How Modern Teams Build Productivity Workflows That Actually Stick
Productivity advice is everywhere, but most of it focuses on individual habits. The bigger challenge is building workflows that scale across a team — systems that survive employee turnover, growing headcount, and shifting priorities. In 2026, the teams that win are not the ones working harder. They are the ones with better systems.
Why Most Workflow Tools Fail Teams
The average knowledge worker switches between 9 to 12 applications daily. Each switch costs 20-25 minutes of refocusing time according to University of California research. The result is not just wasted time — it is context loss. When information lives in different tools, decisions get made on incomplete data.
Spreadsheets become outdated the moment someone forgets to update a cell. Chat threads bury decisions under casual conversation. Shared drives turn into digital landfills where documents go to be forgotten.
The Shift Toward Connected Workspaces
A growing number of organizations are consolidating their tool stack into connected workspace platforms. These systems combine documentation, task management, and databases in a single environment. The key advantage is that information stays linked — a project brief connects to its tasks, which connect to timelines, which connect to team assignments.
- Documentation and project tasks live in the same place
- Databases replace static spreadsheets with live, filterable views
- Templates standardize processes without rigid enforcement
- Search works across everything, not just one tool
What Makes a Workflow Sustainable
A good workflow has three qualities: it is easy to follow, easy to update, and easy to audit.

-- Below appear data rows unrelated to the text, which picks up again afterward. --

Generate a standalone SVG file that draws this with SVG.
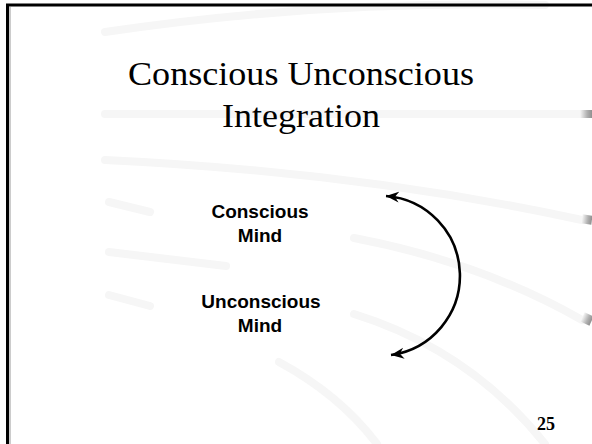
<svg xmlns="http://www.w3.org/2000/svg" width="592" height="444" viewBox="0 0 592 444">
  <style>
    .swoosh { fill: none; stroke: #f6f6f6; stroke-width: 8; stroke-linecap: round; }
    .title { font-family: "Liberation Serif", "Times New Roman", serif; font-size: 34px; fill: #000; text-anchor: middle; }
    .label { font-family: "Liberation Sans", Arial, sans-serif; font-size: 19px; font-weight: bold; fill: #000; text-anchor: middle; }
    .pagenum { font-family: "Liberation Serif", "Times New Roman", serif; font-size: 18px; font-weight: bold; fill: #000; }
    .conn { fill: none; stroke: #000; stroke-width: 2.6; }
  </style>
  <defs>
    <linearGradient id="stub" x1="0" y1="0" x2="1" y2="0">
      <stop offset="0" stop-color="#f6f6f6"/>
      <stop offset="0.6" stop-color="#b0b0b0"/>
      <stop offset="1" stop-color="#909090"/>
    </linearGradient>
    <marker id="arrow" markerUnits="userSpaceOnUse" markerWidth="15" markerHeight="12" refX="13" refY="0" viewBox="0 -6 15 12" orient="auto-start-reverse">
      <path d="M0,-5.5 L13,0 L0,5.5 L4,0 Z" fill="#000"/>
    </marker>
  </defs>
  <rect x="0" y="0" width="592" height="444" fill="#fff"/>

  <g id="background">
    <path class="swoosh" d="M105,32 Q320,0 545,5"/>
    <path class="swoosh" d="M105,114 L582,114"/>
    <path class="swoosh" d="M105,160 Q360,172 582,220"/>
    <path class="swoosh" d="M354,238 Q480,262 582,320"/>
    <path class="swoosh" d="M354,314 Q470,350 545,444"/>
    <path class="swoosh" d="M279,362 Q340,395 377,444"/>
    <path class="swoosh" d="M109,202 L150,212"/>
    <path class="swoosh" d="M109,252 L226,266"/>
    <path class="swoosh" d="M109,295 L150,306"/>
    <rect x="580" y="110" width="12" height="8" fill="url(#stub)"/>
    <rect x="582" y="215" width="10" height="9" fill="url(#stub)" transform="rotate(8 587 219)"/>
    <rect x="582" y="314" width="10" height="10" fill="url(#stub)" transform="rotate(25 587 319)"/>
  </g>

  <g id="frame">
    <path d="M7.5,444 V5 H592" fill="none" stroke="#000" stroke-width="3"/>
    <path d="M10,7 V444" fill="none" stroke="#999" stroke-width="1"/>
  </g>

  <g id="title">
    <text class="title" x="301" y="85" textLength="346" lengthAdjust="spacingAndGlyphs">Conscious Unconscious</text>
    <text class="title" x="301" y="127" textLength="158" lengthAdjust="spacingAndGlyphs">Integration</text>
  </g>

  <g id="conscious-mind">
    <text class="label" x="260" y="218">Conscious</text>
    <text class="label" x="260" y="242">Mind</text>
  </g>

  <g id="unconscious-mind">
    <text class="label" x="261" y="308">Unconscious</text>
    <text class="label" x="260" y="332">Mind</text>
  </g>

  <g id="connectors">
    <path class="conn" d="M386,196 A80,80 0 0 1 391,355" marker-start="url(#arrow)" marker-end="url(#arrow)"/>
  </g>

  <g id="page-number">
    <text class="pagenum" x="537" y="430">25</text>
  </g>
</svg>
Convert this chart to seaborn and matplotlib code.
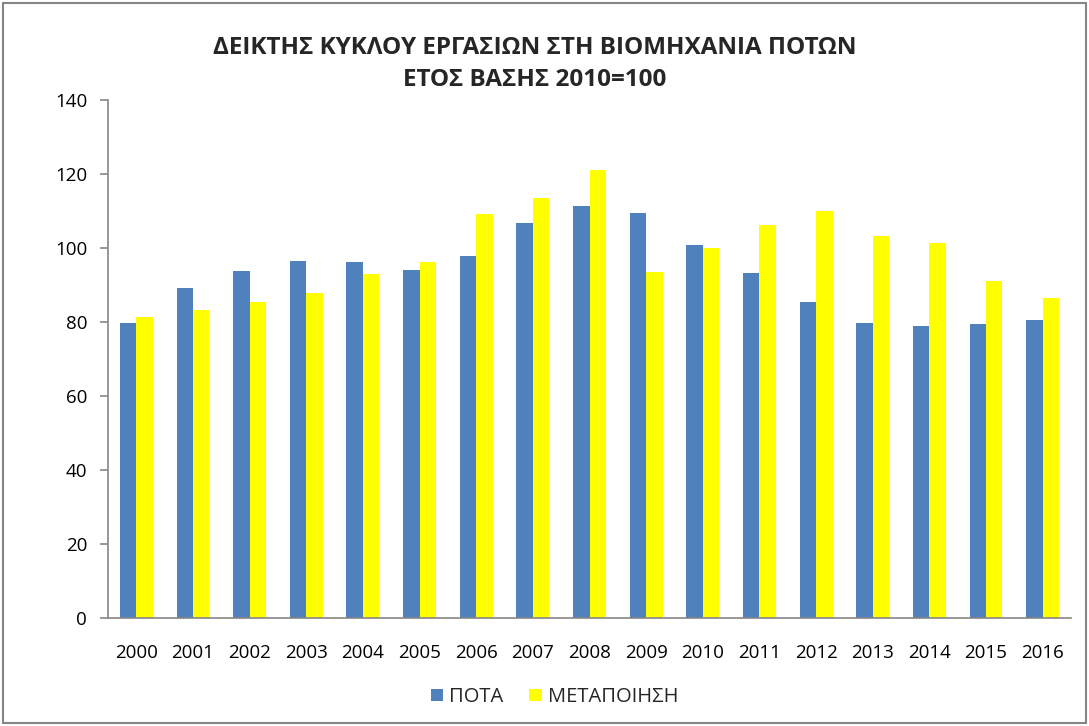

If any of these break down, adoption drops. The best teams build workflows that are modular — small enough to change one piece without disrupting the whole system.
Start with the critical path: what are the 3-5 steps that every project must go through? Map those first, then add branching logic for edge cases. Resist the temptation to design the perfect system upfront. Ship a simple version, observe how your team actually uses it, and iterate.
Automation Without Over-Engineering
Automation should remove friction, not add complexity. The most effective automations are simple: when a task moves to "Done," notify the project lead. When a new row is created, assign a default owner. When a deadline passes, flag it in a dashboard.
Avoid chaining more than 3 automated steps together. Long automation chains are fragile and hard to debug. If your workflow needs more than 3 steps, it probably needs a human checkpoint in the middle.
Measuring Workflow Health
Track two metrics: cycle time (how long tasks take from start to finish) and completion rate (what percentage of tasks actually get done). If cycle time is increasing, your workflow has bottlenecks. If completion rate is dropping, your workflow is too complex or too demanding.
Review workflows quarterly. Remove steps that nobody follows. Consolidate tools that overlap. Ask your team what slows them down — they usually know exactly where the friction is.